Expanding universes of the type usually considered in cosmology do have a preferred frame (there are a few special exceptions, but they are exceptions). The best way to define the preferred frame is to say that in it, at any fixed time the density of energy is constant in space - apart from small fluctuations on large scales and, in rare places, large fluctuations on small scales (like planets, galaxies, black holes, etc.).

Whether the two scientists would "measure" different expansion rates is not an easy question to answer, because you haven't defined "local rate of expansion" carefully. If you tell me exactly what and how your devices measures, I can answer it - but "rate of expansion" a concept that really only makes sense in the preferred frame. Bear in mind that the earth is in fact moving rather quickly with respect to the frame (as it orbits the sun, and the solar system orbits the center of the galaxy) and yet earth-based scientists have no trouble measuring the expansion rate of the preferred frame.

As for the big rip, different things will get torn apart at different times in anyone's frame. I'm not entirely sure what happens to black holes at a big rip, but I doubt they are torn apart in any sense - instead, I expect that they simply grow until they take up all the space.

sol invictus said:

Expanding universes of the type usually considered in cosmology do have a preferred frame (there are a few special exceptions, but they are exceptions). The best way to define the preferred frame is to say that in it, at any fixed time the density of energy is constant in space - apart from small fluctuations on large scales and, in rare places, large fluctuations on small scales (like planets, galaxies, black holes, etc.).

Click to expand...

Thanks for responding.

sol invictus said:

Expanding universes of the type usually considered in cosmology do have a preferred frame

Click to expand...

<sigh> That's unsatisfying.

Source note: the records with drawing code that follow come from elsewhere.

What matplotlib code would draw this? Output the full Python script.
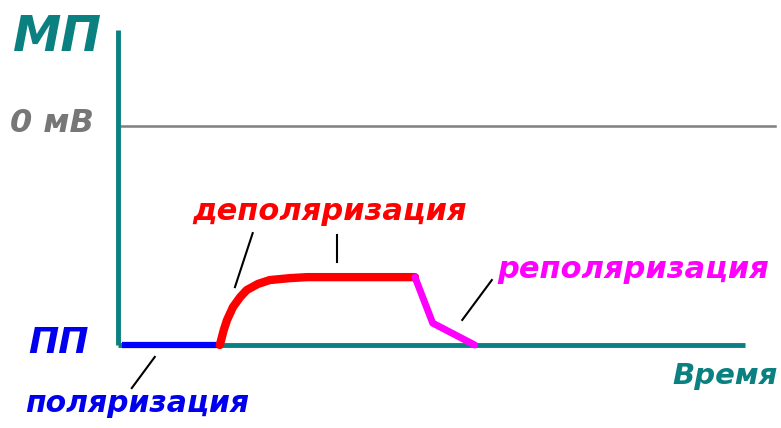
import matplotlib
matplotlib.use("Agg")
import matplotlib.pyplot as plt

# Membrane potential trace (time in arbitrary units, potential in mV)
rest_t = [0.6, 15.5]
rest_v = [-90, -90]

depol_t = [15.5, 16.1, 16.6, 17.5, 18.6, 19.6, 21.3, 23.1, 26.2, 28.8, 45.2]
depol_v = [-90, -83.8, -79.7, -74.4, -70.3, -67.4, -64.9, -63.3, -62.5, -62.1, -62.1]

repol_t = [45.2, 47.9, 54.3]
repol_v = [-62.1, -81.0, -90]

zero_level = 0
rest_level = -90

# Leader strokes from labels to the curve: (t0, v0, t1, v1)
leaders = [
    (5.6, -94.9, 2.1, -107.7),
    (20.5, -44.0, 17.8, -66.2),
    (33.3, -44.8, 33.3, -55.9),
    (56.9, -63.3, 52.4, -79.7),
]

TEAL = "#0a8080"
W, H = 781, 428
fig = plt.figure(figsize=(W / 100, H / 100), dpi=100)
fig.patch.set_facecolor("white")

x0, y_base, x1, y_top = 118, 345, 775, 30
ax = fig.add_axes([x0 / W, 1 - y_base / H, (x1 - x0) / W, (y_base - y_top) / H])
ax.set_xlim(0, 100)
ax.set_ylim(-90, 39.5)
ax.axis("off")

# axes drawn as lines
ax.plot([0, 100], [zero_level, zero_level], color="#7f7f7f", lw=1.8, clip_on=False, zorder=1)
ax.plot([0, 0], [rest_level, 39.5], color=TEAL, lw=3.5, clip_on=False, zorder=2, solid_capstyle="butt")
ax.plot([0, 95.4], [rest_level, rest_level], color=TEAL, lw=3.5, clip_on=False, zorder=2, solid_capstyle="butt")

# phases
ax.plot(rest_t, rest_v, color="#0000ff", lw=4.5, clip_on=False, zorder=3, solid_capstyle="butt")
ax.plot(depol_t, depol_v, color="#ff0000", lw=6.0, clip_on=False, zorder=4,
        solid_capstyle="round", solid_joinstyle="round")
ax.plot(repol_t, repol_v, color="#ff00ff", lw=5.0, clip_on=False, zorder=4,
        solid_capstyle="round", solid_joinstyle="round")

for (a, b, c, d) in leaders:
    ax.plot([a, c], [b, d], color="black", lw=1.5, clip_on=False, zorder=5)

font = dict(family="DejaVu Sans", weight="bold", style="italic")


def label(px, py, s, color, size, **kw):
    fig.text(px / W, 1 - py / H, s, color=color, fontsize=size, ha="center", va="center", **{**font, **kw})


label(58, 37, "МП", TEAL, 35)
label(52, 124, "0 мВ", "#777777", 23, weight="semibold")
label(58, 343, "ПП", "#0000ee", 26)
label(725, 376, "Время", TEAL, 21)
label(137, 404, "поляризация", "#0000ee", 21.5)
label(330, 212, "деполяризация", "#ff0000", 22)
label(633, 270, "реполяризация", "#ff00ff", 22)

fig.savefig("out.png", dpi=100, facecolor="white")
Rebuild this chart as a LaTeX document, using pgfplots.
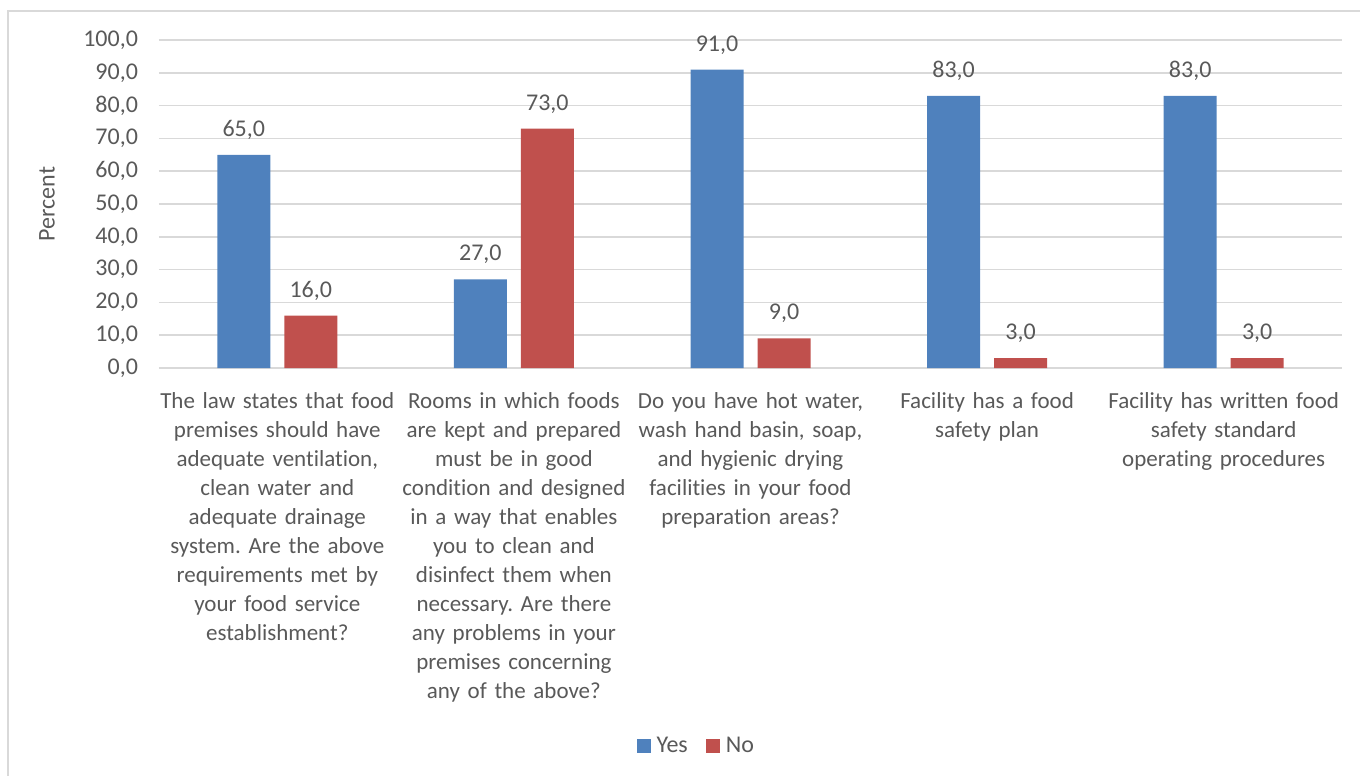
\documentclass[border=0pt]{standalone}
\usepackage{pgfplots}
\pgfplotsset{compat=1.18}
\usepackage{fontspec}
\setmainfont{Carlito}[Ligatures={NoCommon,NoContextual}]
\frenchspacing
\definecolor{txt}{HTML}{595959}
\definecolor{gridc}{HTML}{D9D9D9}
\definecolor{byes}{HTML}{4F81BD}
\definecolor{bno}{HTML}{C0504D}
\begin{document}
\begin{tikzpicture}
\path[use as bounding box] (-79.5pt,-204pt) rectangle (600.5pt,184pt);
\draw[gridc, line width=0.75pt] (-75.5pt,-210pt) -- (-75.5pt,178.5pt) -- (610pt,178.5pt);
\begin{axis}[
  at={(0pt,0pt)}, anchor=south west,
  scale only axis, width=591.5pt, height=164pt,
  ybar, bar width=26.5pt, ybar=7pt,
  xmin=-0.5, xmax=4.5, ymin=0, ymax=100,
  ytick={0,10,...,100},
  xtick={0,1,2,3,4},
  xticklabels={
    {The law states that food\\premises should have\\adequate ventilation,\\clean water and\\adequate drainage\\system. Are the above\\requirements met by\\your food service\\establishment?},
    {Rooms in which foods\\are kept and prepared\\must be in good\\condition and designed\\in a way that enables\\you to clean and\\disinfect them when\\necessary. Are there\\any problems in your\\premises concerning\\any of the above?},
    {Do you have hot water,\\wash hand basin, soap,\\and hygienic drying\\facilities in your food\\preparation areas?},
    {Facility has a food\\safety plan},
    {Facility has written food\\safety standard\\operating procedures}},
  xticklabel style={align=center, text width=125pt, font=\fontsize{11.5}{14.5}\selectfont, text=txt, yshift=-8.5pt},
  yticklabel style={font=\fontsize{12}{14.5}\selectfont, text=txt, xshift=-7pt},
  /pgf/number format/assume math mode=true,
  yticklabel={\pgfmathprintnumber[fixed, fixed zerofill, precision=1, use comma]{\tick}},
  major tick length=0pt,
  axis line style={draw=none},
  ymajorgrids, grid style={gridc, line width=0.75pt},
  ylabel={Percent},
  ylabel style={at={(axis description cs:-0.0947,0.5)}, anchor=center, font=\fontsize{12}{14.5}\selectfont, text=txt},
  nodes near coords={\pgfmathprintnumber[fixed, fixed zerofill, precision=1, use comma, assume math mode=true]{\pgfplotspointmeta}},
  nodes near coords style={anchor=base, yshift=9.25pt, font=\fontsize{12}{14.5}\selectfont, text=txt},
  legend columns=2,
  legend style={at={(axis description cs:0.455,-1.152)}, anchor=center, draw=none, fill=none,
    font=\fontsize{12}{14.5}\selectfont, text=txt,
    /tikz/every even column/.append style={column sep=7pt},
    /tikz/every odd column/.append style={column sep=1pt}},
  legend image code/.code={\fill[#1] (0pt,-3.5pt) rectangle (7pt,3.5pt);},
]
\addplot[fill=byes, draw=none] coordinates {(0,65) (1,27) (2,91) (3,83) (4,83)};
\addplot[fill=bno, draw=none] coordinates {(0,16) (1,73) (2,9) (3,3) (4,3)};
\legend{Yes, No}
\end{axis}
\end{tikzpicture}
\end{document}
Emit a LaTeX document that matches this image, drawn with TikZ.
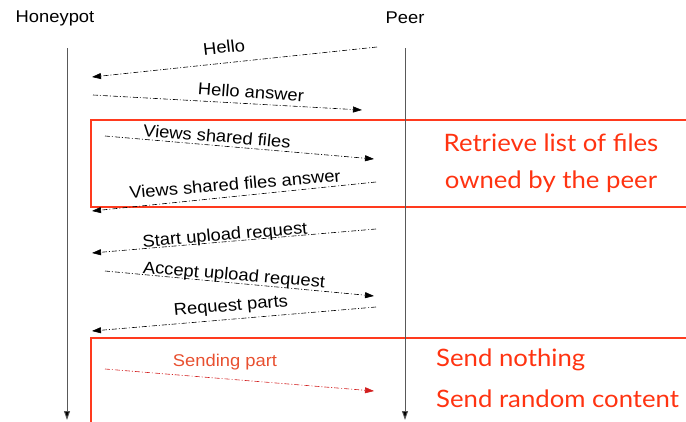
\documentclass[tikz,border=0pt]{standalone}
\usepackage{fontspec}
\setmainfont{Liberation Sans}
\newfontfamily\gillfont{Lato}
\usetikzlibrary{arrows.meta}
\definecolor{boxred}{RGB}{255,58,30}
\definecolor{notered}{RGB}{255,51,17}
\definecolor{sendred}{RGB}{232,80,48}
\definecolor{sendarrow}{RGB}{210,30,30}
\begin{document}
\begin{tikzpicture}[x=1pt,y=-1pt,
  msg/.style={draw=black, line width=0.6pt, dash pattern=on 5pt off 2pt on 1pt off 2pt,
    -{Triangle[length=9pt,width=6pt]}},
  lbl/.style={font=\fontsize{17}{17}\selectfont, inner sep=0pt, xscale=1.08},
  life/.style={draw=black!65, line width=0.9pt, -{Triangle[length=9pt,width=6pt,fill=black]}},
  redbox/.style={draw=boxred, line width=1.4pt},
  note/.style={font=\gillfont\fontsize{24}{24}\selectfont, text=notered, inner sep=0pt, xscale=1.072}
]
\useasboundingbox (0,0) rectangle (686,421);
\clip (0,0) rectangle (686,421);

% red frames
\draw[redbox] (700,120) -- (91,120) -- (91,207) -- (700,207);
\draw[redbox] (700,338) -- (91,338) -- (91,430);

% actors
\node[lbl] (hp) at (55,18) {Honeypot};
\node[lbl] (peer) at (405,18) {Peer};

% lifelines
\coordinate (hpTop) at (67,48);
\coordinate (hpBot) at (67,420);
\coordinate (peTop) at (405,48);
\coordinate (peBot) at (405,420);
\draw[life] (hpTop) -- (hpBot);
\draw[life] (peTop) -- (peBot);

% messages
\coordinate (m1s) at (377,47);  \coordinate (m1e) at (92,77);
\coordinate (m2s) at (93,95);   \coordinate (m2e) at (362,110);
\coordinate (m3s) at (105,136); \coordinate (m3e) at (374,159);
\coordinate (m4s) at (376,182); \coordinate (m4e) at (92,211);
\coordinate (m5s) at (376,229); \coordinate (m5e) at (92,253);
\coordinate (m6s) at (105,271); \coordinate (m6e) at (374,296);
\coordinate (m7s) at (376,307); \coordinate (m7e) at (92,331);
\coordinate (m8s) at (105,369); \coordinate (m8e) at (374,391);

\draw[msg] (m1s) -- (m1e);
\draw[msg] (m2s) -- (m2e);
\draw[msg] (m3s) -- (m3e);
\draw[msg] (m4s) -- (m4e);
\draw[msg] (m5s) -- (m5e);
\draw[msg] (m6s) -- (m6e);
\draw[msg] (m7s) -- (m7e);
\draw[msg, draw=sendarrow, -{Triangle[length=9pt,width=6pt,fill=sendarrow]}] (m8s) -- (m8e);

% message labels
\node[lbl, rotate=6] (l1) at (224,47) {Hello};
\node[lbl, rotate=-4] (l2) at (251,92) {Hello answer};
\node[lbl, rotate=-5] (l3) at (217,136) {Views shared files};
\node[lbl, rotate=5] (l4) at (235,184) {Views shared files answer};
\node[lbl, rotate=5] (l5) at (225,236) {Start upload request};
\node[lbl, rotate=-5] (l6) at (234,276) {Accept upload request};
\node[lbl, rotate=5] (l7) at (231,307) {Request parts};
\node[lbl, text=sendred] (l8) at (225,362) {Sending part};

% notes
\node[note] (n1) at (551,143) {Retrieve list of files};
\node[note] (n2) at (551,182) {owned by the peer};
\node[note, anchor=west] (n3) at (436,360) {Send nothing};
\node[note, anchor=west] (n4) at (436,399) {Send random content};
\end{tikzpicture}
\end{document}
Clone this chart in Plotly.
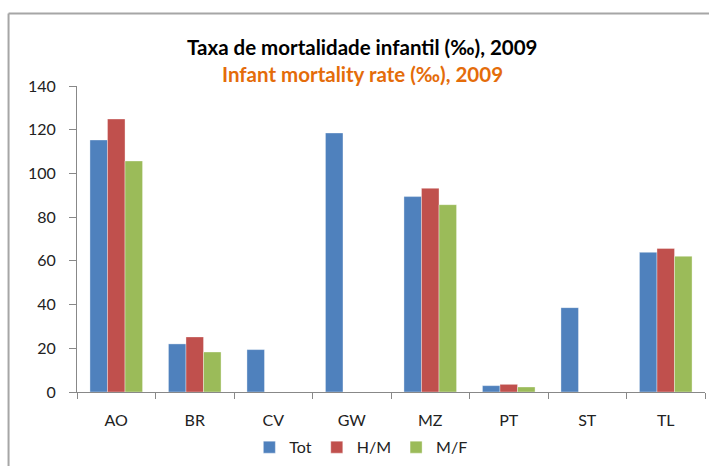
import plotly.graph_objects as go

categories = ["AO", "BR", "CV", "GW", "MZ", "PT", "ST", "TL"]
tot = [115.3, 22.0, 19.4, 118.5, 89.4, 2.9, 38.6, 63.9]
hm = [124.9, 25.2, None, None, 93.2, 3.5, None, 65.7]
mf = [105.7, 18.3, None, None, 85.7, 2.3, None, 62.1]
series_names = ["Tot", "H/M", "M/F"]
colors = ["#4F81BD", "#C0504D", "#9BBB59"]

FONT = "Lato, 'Open Sans', sans-serif"

fig = go.Figure()
for name, vals, col in zip(series_names, [tot, hm, mf], colors):
    fig.add_trace(go.Bar(x=categories, y=vals, name=name,
                         marker=dict(color=col, line=dict(color="rgba(255,255,255,0.6)", width=0.6))))

fig.update_layout(
    width=709, height=466,
    margin=dict(l=77, r=4, t=86, b=74, autoexpand=False),
    paper_bgcolor="white", plot_bgcolor="white",
    barmode="group", bargap=0.33, bargroupgap=0,
    font=dict(family=FONT, size=16, color="#222"),
    showlegend=True,
    legend=dict(orientation="h", x=0.452, xanchor="center", y=-0.125, yanchor="top",
                font=dict(size=16, color="#222"), itemwidth=30),
    xaxis=dict(showline=True, linecolor="#888", linewidth=1, ticks="outside",
               tickson="boundaries", ticklen=6, tickcolor="#888",
               tickfont=dict(size=16, color="#222"), ticklabelstandoff=14),
    yaxis=dict(range=[0, 140], dtick=20, showgrid=False, showline=True, linecolor="#888",
               linewidth=1, ticks="outside", ticklen=7, tickcolor="#888",
               tickfont=dict(size=16, color="#222"), ticklabelstandoff=10, zeroline=False),
    annotations=[
        dict(text="<b>Taxa de mortalidade infantil (‰), 2009</b>", xref="paper", yref="paper",
             x=0.4546, y=1.173, showarrow=False, font=dict(size=20.5, color="black", family=FONT)),
        dict(text="<b>Infant mortality rate (‰), 2009</b>", xref="paper", yref="paper",
             x=0.4546, y=1.085, showarrow=False, font=dict(size=20.5, color="#E46C0A", family=FONT)),
    ],
    shapes=[
        dict(type="line", xref="paper", yref="paper", x0=-0.109, x1=-0.109, y0=1.237, y1=-0.3,
             line=dict(color="#A6A6A6", width=2)),
        dict(type="line", xref="paper", yref="paper", x0=-0.109, x1=1.1, y0=1.237, y1=1.237,
             line=dict(color="#A6A6A6", width=2)),
    ],
)

fig.write_html("out.html", config={"displayModeBar": False},
               post_script="document.body.style.margin='0';document.body.style.overflow='hidden';")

Ah, well, I'd long ago learned that there's not a strong correlation between a statement's correctness and the degree to which it I find it satisfying (that whole 'death' thing is Exhibit A).

But having a preferred frame does make parts of it more comprehensible.

Whether the two scientists would "measure" different expansion rates is not an easy question to answer, because you haven't defined "local rate of expansion" carefully. If you tell me exactly what and how your devices measures, I can answer it - but "rate of expansion" a concept that really only makes sense in the preferred frame.

Click to expand...

Good question. I was thinking of local measurements, sort of "what is the rate of expansion right here." So, hmm, I could have two known weights attached by a long rod, and then accurately measure the (very, very small) tension in the rod. It would be difficult to remove small gravity gradient effects, of course. I was originally thinking of something with mirrors and interference patterns, but I'm not getting that to work right now.

Bear in mind that the earth is in fact moving rather quickly with respect to the frame (as it orbits the sun, and the solar system orbits the center of the galaxy) and yet earth-based scientists have no trouble measuring the expansion rate of the preferred frame.

Click to expand...

I've assumed that modern scientists are measuring the expansion rate on a very large scale (millions to billions of light years).

As for the big rip, different things will get torn apart at different times in anyone's frame. I'm not entirely sure what happens to black holes at a big rip, but I doubt they are torn apart in any sense - instead, I expect that they simply grow until they take up all the space.

Click to expand...

I was thinking that if the Big Rip proceeded according to the local passage of time, then since time appears to be stopped at the event horizon, a black whole would never appear to reach the Big Rip time. Of course, the outside observer would be flying away from the black hole at >>c, so he wouldn't see much anyway.

But I'll hold off on the "post-Rip universe" questions for the time being.

Perpetual Student said:

Click to expand...

You might have missed "of the type usually considered in cosmology"... I've never disputed (how could I?) that in homogeneous and isotropic FRW cosmologies, there is a special time slicing. The issue we were discussing in the other thread is a) whether such a cosmology actually describes our universe (answer: we do not and cannot know), and b) what the significance of the existence of that frame is more broadly (answer: probably zero).

dasmiller said:

Good question. I was thinking of local measurements, sort of "what is the rate of expansion right here." So, hmm, I could have two known weights attached by a long rod, and then accurately measure the (very, very small) tension in the rod. It would be difficult to remove small gravity gradient effects, of course.

Click to expand...

What that device would measure can always be regarded as "small gravity effects" - which is OK, because the expansion is a gravity effect as well, more or less. Such a device measures components of the Riemann curvature tensor. Two scientists in relative motion would in most cases measure different forces with it. But I wouldn't interpret that as a difference in local expansion rates.

I was thinking that if the Big Rip proceeded according to the local passage of time, then since time appears to be stopped at the event horizon, a black whole would never appear to reach the Big Rip time. Of course, the outside observer would be flying away from the black hole at >>c, so he wouldn't see much anyway.

Click to expand...

This whole business about time stopping at the horizon causes lots of confusion.... What I suspect you'd see is either that you'd fallen into the horizon (which happens in finite time, and you can see it happen in finite time) and then you get annihilated inside, or that you get annihilated at the rip before falling into any horizons. In the second case you wouldn't get to see anything else get ripped, because you yourself would be ripped before the light from anything else getting ripped could reach you.